Gut, die Gegend gehört auch heute nicht zu den besonders vorzeigbaren in der Stadt, aber mit blitzsauberen Straßenzügen darf man im Umfeld von Bahnhöfen ja sowieso nicht rechnen. Genauso wenig übrigens wie mit niedrigen Kriminalitätsraten in unmittelbarer Nachbarschaft zu einer Vergnügungsmeile wie der Reeperbahn. Dort wird es immer wieder zu Zwischenfällen kommen, dort werden sich immer wieder Menschen niederlassen, die kein Dach über dem Kopf haben oder haben wollen. Das lässt sich mit einem hohen Zaun vielleicht an einer bestimmten Stelle verhindern, mehr aber auch nicht. Es sei denn, der Bezirk plant, gleich den ganzen Kiez einzuzäunen.

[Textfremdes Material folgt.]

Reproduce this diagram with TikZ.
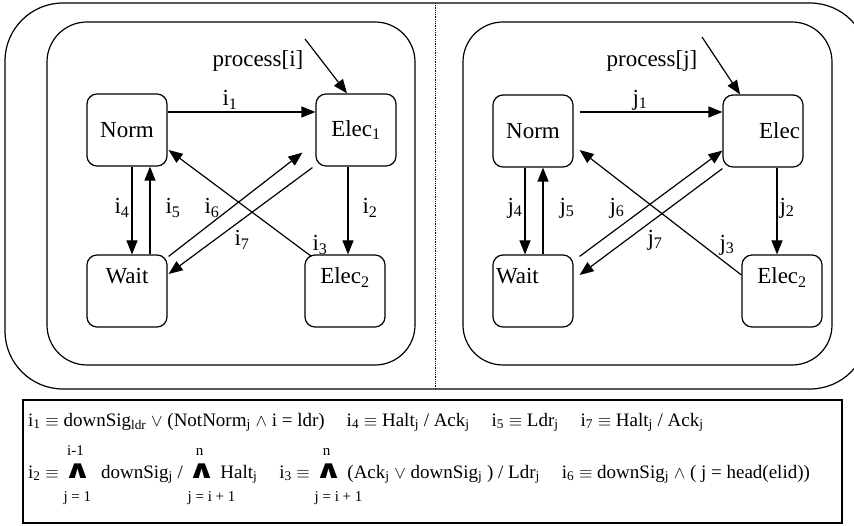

Im Ernst: Politiker und Beamte dürfen Fehler machen, sie dürfen auch einmal Geld für etwas ausgeben, was sich am Ende als verkehrt herausstellt. Sie müssen dann aber bereit sein, falsche Entscheidungen wieder rückgängig zu machen. Im Fall des Zauns gegen Obdachlose wird ihnen auch deshalb nichts übrig bleiben, weil die Situation unter der Brücke sonst eskalieren könnte. Die Proteste, die am vergangenen Wochenende begonnen haben, werden auf jeden Fall nicht geringer werden.

Und etwas anderes haben die Verantwortlichen mit ihrem edlen Stahlgitter ebenfalls erreicht. Auf diesen Platz wird man in der Hamburger Öffentlichkeit und in der Politik künftig genauer gucken - und alles versuchen, um eine wahrhaft hanseatische Lösung zu finden.

Sollte das gelingen, dann hätte dieser dämliche Zaun sogar noch etwas Gutes gehabt.

Jetzt aber erst mal: weg damit!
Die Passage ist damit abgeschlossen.